Tuckman’s Theory: Five Stages of Team Development
Teamwork in business can be tricky.
It always takes time for a new team to get used to each other and each other’s various different ways of working.
There is a theory that a team has to go through five stages of team development before it can fully reach its potential.
These stages were proposed by psychologist Bruce Tuckman and were named Tuckman’s Model.
But what is Tuckman’s model and what are the five stages he proposed? Let’s take a closer look.
Here’s What We’ll Cover:
What Is Tuckman’s Theory?
Tuckman’s theory was first proposed by psychologist Bruce Tuckman in 1965. It stated that teams would go through 5 stages of development: forming, storming, norming, performing and adjourning.
These stages supposedly start when the group first meets and last until the project ends.
Each of these rhyming stages are aptly named and plays a significant role in building a highly functioning business team.
The 5 Stages
The first stage of team development is forming.
The team has just been introduced to each other and the task has been allocated. This is an interesting psychological moment as team members tend to behave independently at this stage. Whilst there may be good spirits and good intentions, the trust won’t be there.
During this stage of the team development, it’s common to discuss:
- Everyone’s skills, background and interests
- The project goals
- The timeline
- Any rules or regulations
- What individual roles each member will play
It’s important at this stage that the group starts to develop an understanding of the part each person will play.
The storming stage is when the initial excitement and good grace has run out. The reality and the weight of completing the project has now most likely settled in.
This is the stage where egos may start to show themselves and tempers may flare. The team may disagree on how to complete a particular task or voice any concerns.
At this stage, looking to a strong leader for guidance is vital.
This is the stage where things tend to settle down. Your team can get into the groove of working together towards a common goal.
However, during the norming stage, there can be a few overlaps with storming. As new tasks appear, there may still be some incidents of conflict. However, as you’ve already gone through the worst part these disagreements may be easier to address.
The performing stage is where your team can hit its stride. Each team member understands everyone’s strengths and weaknesses and they are familiar enough with each other to help.
This is the stage where each member is confident and motivated. It’s also where they can operate without strict supervision.

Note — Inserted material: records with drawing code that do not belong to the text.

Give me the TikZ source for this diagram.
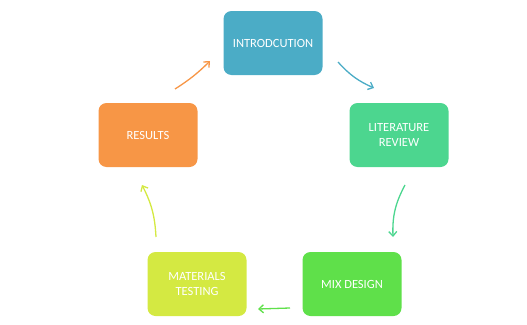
\documentclass[tikz,border=0pt]{standalone}
\usepackage{fontspec}
\setmainfont{Carlito}
\usetikzlibrary{positioning,arrows.meta}

\definecolor{introblue}{RGB}{75,172,198}
\definecolor{litgreen}{RGB}{76,214,143}
\definecolor{mixgreen}{RGB}{95,224,74}
\definecolor{matlime}{RGB}{212,233,66}
\definecolor{resorange}{RGB}{247,150,70}

\tikzset{
  box/.style={rounded corners=8pt, minimum width=99pt, minimum height=64pt,
    text=white, align=center, inner sep=0.75pt, font=\fontsize{12.5}{15}\selectfont},
  flow/.style={line width=1.3pt, -{Straight Barb[length=4.5pt,width=8pt]}}
}

\begin{document}
\begin{tikzpicture}[x=1pt,y=1pt,yscale=-1,xscale=1]
\useasboundingbox (0,0) rectangle (527,324);

% Text Node
\node [box, fill=introblue] (intro) at (273,43) {INTRODCUTION};
% Text Node
\node [box, fill=litgreen] (lit) at (399,135) {LITERATURE\\REVIEW};
% Text Node
\node [box, fill=mixgreen] (mix) at (352,284) {MIX DESIGN};
% Text Node
\node [box, fill=matlime] (mat) at (197,284) {MATERIALS\\TESTING};
% Text Node
\node [box, fill=resorange] (res) at (148,135) {RESULTS};

% arrow ends
\coordinate (a1) at (338,62);  \coordinate (b1) at (374,88);
\coordinate (a2) at (405,185); \coordinate (b2) at (393,237);
\coordinate (a3) at (290,308); \coordinate (b3) at (258,309);
\coordinate (a4) at (156,237); \coordinate (b4) at (142,185);
\coordinate (a5) at (175,89);  \coordinate (b5) at (210,61);

%Curved Lines
\draw [flow, color=introblue] (a1) to[bend left=12] (b1);
\draw [flow, color=litgreen] (a2) to[bend left=15] (b2);
\draw [flow, color=mixgreen] (a3) -- (b3);
\draw [flow, color=matlime] (a4) to[bend left=12] (b4);
\draw [flow, color=resorange] (a5) to[bend left=6] (b5);

\end{tikzpicture}
\end{document}
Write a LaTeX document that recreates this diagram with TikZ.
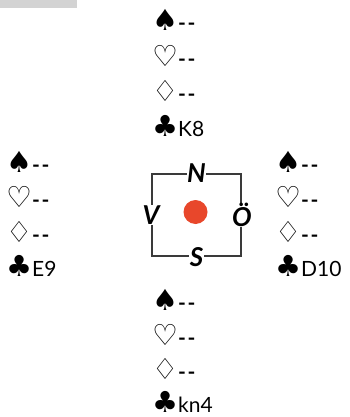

Some teams don’t make it to this stage, so if you do it’s a real achievement. It’s the stage that every group will hope to make as it’s when you can get your best work done.
When working in a supportive and cohesive team, creativity can be sparked and team members will have high morale.
It was only in 1977 that Tuckman added the fifth and final stage.
When the project ends, the team will disband. If they have reached the performing stage then there could be a sense of mourning if they have grown close.
However, having positive shared experiences will make it easier if you work with some of these people again.
Tuckman’s Theory gives a solid idea of what most teams go through.
If you are putting together a team to work on a project then it can be helpful to have an idea of what to expect.
By studying this theory and being able to spot the stages in real life, you can prepare yourself for what lies ahead and how best to tackle it.